### Directions
In the entries below, find the line with "What React, TypeScript" and the line with "const toPct = (v: number)", then retype both and everything between them exactly. Do not copy the pictures.

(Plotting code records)
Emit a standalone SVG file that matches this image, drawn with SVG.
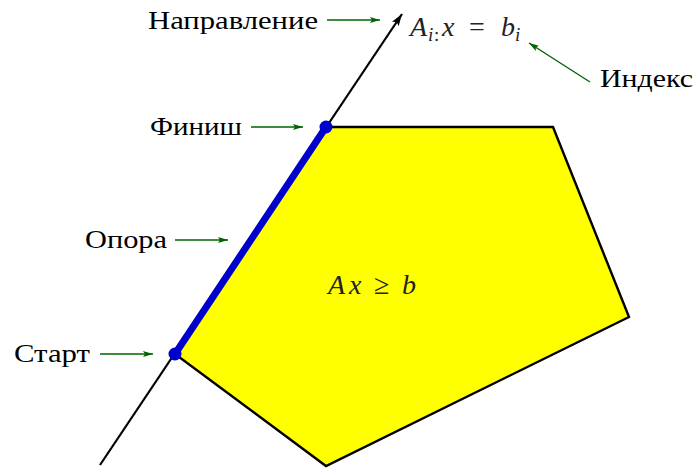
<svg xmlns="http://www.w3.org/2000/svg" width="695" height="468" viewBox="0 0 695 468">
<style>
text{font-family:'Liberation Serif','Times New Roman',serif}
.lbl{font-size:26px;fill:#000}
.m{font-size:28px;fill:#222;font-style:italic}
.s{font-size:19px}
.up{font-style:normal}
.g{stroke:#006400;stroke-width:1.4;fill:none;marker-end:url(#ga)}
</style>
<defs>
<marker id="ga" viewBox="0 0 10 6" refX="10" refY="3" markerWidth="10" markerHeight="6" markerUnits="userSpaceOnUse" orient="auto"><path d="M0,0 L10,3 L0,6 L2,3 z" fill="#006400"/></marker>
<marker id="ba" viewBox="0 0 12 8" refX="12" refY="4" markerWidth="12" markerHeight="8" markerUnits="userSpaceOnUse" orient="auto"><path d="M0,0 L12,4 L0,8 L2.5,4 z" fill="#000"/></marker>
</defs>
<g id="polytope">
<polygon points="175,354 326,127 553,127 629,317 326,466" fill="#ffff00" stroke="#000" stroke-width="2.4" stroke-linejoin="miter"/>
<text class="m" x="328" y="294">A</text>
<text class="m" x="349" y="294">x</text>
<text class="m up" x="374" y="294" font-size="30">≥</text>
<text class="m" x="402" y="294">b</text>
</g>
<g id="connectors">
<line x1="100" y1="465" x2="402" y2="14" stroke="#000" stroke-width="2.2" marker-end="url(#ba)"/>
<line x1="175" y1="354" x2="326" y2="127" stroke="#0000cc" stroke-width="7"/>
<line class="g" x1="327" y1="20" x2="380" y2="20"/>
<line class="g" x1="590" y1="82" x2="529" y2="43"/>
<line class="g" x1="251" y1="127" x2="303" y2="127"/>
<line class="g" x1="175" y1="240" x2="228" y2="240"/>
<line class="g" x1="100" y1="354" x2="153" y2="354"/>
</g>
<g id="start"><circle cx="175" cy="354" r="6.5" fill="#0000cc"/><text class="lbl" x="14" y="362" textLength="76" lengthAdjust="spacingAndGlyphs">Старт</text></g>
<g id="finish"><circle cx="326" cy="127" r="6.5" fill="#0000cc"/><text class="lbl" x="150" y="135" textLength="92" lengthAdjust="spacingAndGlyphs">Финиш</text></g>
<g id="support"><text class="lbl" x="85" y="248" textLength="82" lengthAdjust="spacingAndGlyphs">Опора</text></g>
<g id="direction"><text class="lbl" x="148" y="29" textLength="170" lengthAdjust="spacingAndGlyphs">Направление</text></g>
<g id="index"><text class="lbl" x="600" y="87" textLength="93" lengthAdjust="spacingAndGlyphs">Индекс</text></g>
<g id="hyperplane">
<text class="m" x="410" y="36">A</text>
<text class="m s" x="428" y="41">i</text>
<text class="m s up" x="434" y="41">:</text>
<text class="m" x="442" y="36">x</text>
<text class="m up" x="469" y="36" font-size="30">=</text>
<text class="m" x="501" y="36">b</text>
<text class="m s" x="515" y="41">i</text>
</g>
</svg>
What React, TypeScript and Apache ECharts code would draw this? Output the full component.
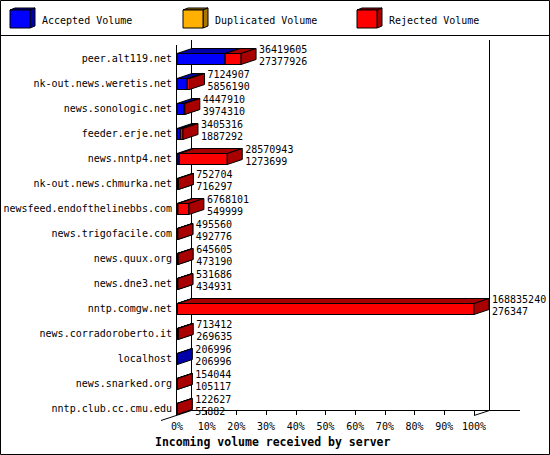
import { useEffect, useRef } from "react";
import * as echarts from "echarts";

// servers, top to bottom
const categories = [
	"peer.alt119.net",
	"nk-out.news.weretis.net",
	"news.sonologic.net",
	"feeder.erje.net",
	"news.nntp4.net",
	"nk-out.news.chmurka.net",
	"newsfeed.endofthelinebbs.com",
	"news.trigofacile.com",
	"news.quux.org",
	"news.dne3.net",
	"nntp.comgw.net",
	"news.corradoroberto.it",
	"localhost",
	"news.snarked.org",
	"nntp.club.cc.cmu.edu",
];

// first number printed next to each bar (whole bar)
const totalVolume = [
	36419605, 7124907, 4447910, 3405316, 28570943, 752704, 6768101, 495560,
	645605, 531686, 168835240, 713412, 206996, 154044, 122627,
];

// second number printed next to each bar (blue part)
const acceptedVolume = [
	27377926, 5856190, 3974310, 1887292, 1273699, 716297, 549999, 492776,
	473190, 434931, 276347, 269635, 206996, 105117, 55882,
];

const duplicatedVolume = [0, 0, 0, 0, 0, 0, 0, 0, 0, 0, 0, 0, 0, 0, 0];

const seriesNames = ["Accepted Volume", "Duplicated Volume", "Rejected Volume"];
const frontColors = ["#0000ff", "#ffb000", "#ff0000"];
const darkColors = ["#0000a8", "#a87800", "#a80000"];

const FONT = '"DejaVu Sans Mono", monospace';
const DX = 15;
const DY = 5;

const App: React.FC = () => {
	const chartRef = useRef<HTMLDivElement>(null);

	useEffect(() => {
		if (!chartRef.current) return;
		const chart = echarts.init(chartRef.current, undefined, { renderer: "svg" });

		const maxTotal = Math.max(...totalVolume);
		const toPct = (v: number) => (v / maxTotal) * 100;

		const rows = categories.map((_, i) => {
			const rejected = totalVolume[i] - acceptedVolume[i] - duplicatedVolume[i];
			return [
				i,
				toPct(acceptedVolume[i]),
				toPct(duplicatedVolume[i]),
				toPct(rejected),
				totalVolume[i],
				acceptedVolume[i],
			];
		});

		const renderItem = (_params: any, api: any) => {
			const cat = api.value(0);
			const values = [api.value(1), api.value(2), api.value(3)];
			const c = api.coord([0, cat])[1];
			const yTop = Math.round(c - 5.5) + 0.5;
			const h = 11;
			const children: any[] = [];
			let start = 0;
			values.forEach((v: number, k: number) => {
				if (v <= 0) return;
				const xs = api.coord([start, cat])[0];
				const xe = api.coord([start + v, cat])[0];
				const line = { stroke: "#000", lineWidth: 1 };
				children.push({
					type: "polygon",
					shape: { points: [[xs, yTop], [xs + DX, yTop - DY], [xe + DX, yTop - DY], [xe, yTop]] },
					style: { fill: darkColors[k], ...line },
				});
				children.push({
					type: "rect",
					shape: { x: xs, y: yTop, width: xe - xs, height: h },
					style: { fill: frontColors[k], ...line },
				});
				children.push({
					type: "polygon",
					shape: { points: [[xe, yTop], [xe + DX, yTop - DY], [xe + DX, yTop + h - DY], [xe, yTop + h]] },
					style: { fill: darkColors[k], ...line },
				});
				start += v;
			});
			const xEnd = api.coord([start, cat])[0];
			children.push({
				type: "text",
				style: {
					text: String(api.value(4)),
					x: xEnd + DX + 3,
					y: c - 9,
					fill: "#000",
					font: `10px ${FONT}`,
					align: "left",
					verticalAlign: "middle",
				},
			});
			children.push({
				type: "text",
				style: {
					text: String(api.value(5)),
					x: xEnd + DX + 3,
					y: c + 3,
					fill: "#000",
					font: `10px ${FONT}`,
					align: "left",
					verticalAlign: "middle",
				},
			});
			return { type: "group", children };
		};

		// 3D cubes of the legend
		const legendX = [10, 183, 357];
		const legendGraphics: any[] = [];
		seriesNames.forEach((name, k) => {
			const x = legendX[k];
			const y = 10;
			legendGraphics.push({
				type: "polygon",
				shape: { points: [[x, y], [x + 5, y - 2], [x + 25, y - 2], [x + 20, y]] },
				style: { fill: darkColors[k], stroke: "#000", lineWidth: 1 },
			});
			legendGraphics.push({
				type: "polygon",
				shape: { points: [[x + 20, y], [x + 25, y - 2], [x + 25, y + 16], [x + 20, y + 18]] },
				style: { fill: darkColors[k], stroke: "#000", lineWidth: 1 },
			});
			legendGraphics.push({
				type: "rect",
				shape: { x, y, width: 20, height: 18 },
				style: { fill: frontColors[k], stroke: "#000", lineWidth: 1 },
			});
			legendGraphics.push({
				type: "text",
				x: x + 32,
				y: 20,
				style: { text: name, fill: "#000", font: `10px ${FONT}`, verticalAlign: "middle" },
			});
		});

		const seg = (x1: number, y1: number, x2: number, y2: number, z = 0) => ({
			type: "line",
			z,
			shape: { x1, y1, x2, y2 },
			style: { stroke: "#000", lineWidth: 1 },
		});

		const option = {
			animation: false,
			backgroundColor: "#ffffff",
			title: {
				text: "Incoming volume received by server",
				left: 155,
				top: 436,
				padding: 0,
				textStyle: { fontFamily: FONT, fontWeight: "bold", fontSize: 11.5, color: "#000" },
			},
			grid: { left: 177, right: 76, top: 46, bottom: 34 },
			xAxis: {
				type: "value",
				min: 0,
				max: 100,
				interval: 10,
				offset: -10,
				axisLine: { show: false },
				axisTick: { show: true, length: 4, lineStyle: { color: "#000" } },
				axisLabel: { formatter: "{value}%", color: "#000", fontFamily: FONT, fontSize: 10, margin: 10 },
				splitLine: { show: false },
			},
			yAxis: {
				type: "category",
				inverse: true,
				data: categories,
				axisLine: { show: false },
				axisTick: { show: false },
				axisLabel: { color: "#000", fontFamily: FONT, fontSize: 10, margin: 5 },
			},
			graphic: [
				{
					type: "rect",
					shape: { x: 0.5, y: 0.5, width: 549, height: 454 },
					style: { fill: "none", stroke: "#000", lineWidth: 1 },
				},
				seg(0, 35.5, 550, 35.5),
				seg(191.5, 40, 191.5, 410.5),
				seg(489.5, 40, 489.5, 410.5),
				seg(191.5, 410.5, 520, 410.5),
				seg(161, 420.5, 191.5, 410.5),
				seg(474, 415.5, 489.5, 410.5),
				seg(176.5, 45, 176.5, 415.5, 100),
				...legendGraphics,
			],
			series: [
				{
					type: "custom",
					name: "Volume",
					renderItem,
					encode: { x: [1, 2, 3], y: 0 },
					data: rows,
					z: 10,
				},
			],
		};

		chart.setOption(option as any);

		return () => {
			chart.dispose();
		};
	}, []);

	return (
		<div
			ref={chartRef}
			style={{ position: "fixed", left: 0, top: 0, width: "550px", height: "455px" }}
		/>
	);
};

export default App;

### Right answer
What React, TypeScript and Apache ECharts code would draw this? Output the full component.
import { useEffect, useRef } from "react";
import * as echarts from "echarts";

// servers, top to bottom
const categories = [
	"peer.alt119.net",
	"nk-out.news.weretis.net",
	"news.sonologic.net",
	"feeder.erje.net",
	"news.nntp4.net",
	"nk-out.news.chmurka.net",
	"newsfeed.endofthelinebbs.com",
	"news.trigofacile.com",
	"news.quux.org",
	"news.dne3.net",
	"nntp.comgw.net",
	"news.corradoroberto.it",
	"localhost",
	"news.snarked.org",
	"nntp.club.cc.cmu.edu",
];

// first number printed next to each bar (whole bar)
const totalVolume = [
	36419605, 7124907, 4447910, 3405316, 28570943, 752704, 6768101, 495560,
	645605, 531686, 168835240, 713412, 206996, 154044, 122627,
];

// second number printed next to each bar (blue part)
const acceptedVolume = [
	27377926, 5856190, 3974310, 1887292, 1273699, 716297, 549999, 492776,
	473190, 434931, 276347, 269635, 206996, 105117, 55882,
];

const duplicatedVolume = [0, 0, 0, 0, 0, 0, 0, 0, 0, 0, 0, 0, 0, 0, 0];

const seriesNames = ["Accepted Volume", "Duplicated Volume", "Rejected Volume"];
const frontColors = ["#0000ff", "#ffb000", "#ff0000"];
const darkColors = ["#0000a8", "#a87800", "#a80000"];

const FONT = '"DejaVu Sans Mono", monospace';
const DX = 15;
const DY = 5;

const App: React.FC = () => {
	const chartRef = useRef<HTMLDivElement>(null);

	useEffect(() => {
		if (!chartRef.current) return;
		const chart = echarts.init(chartRef.current, undefined, { renderer: "svg" });

		const maxTotal = Math.max(...totalVolume);
		const toPct = (v: number) => (v / maxTotal) * 100;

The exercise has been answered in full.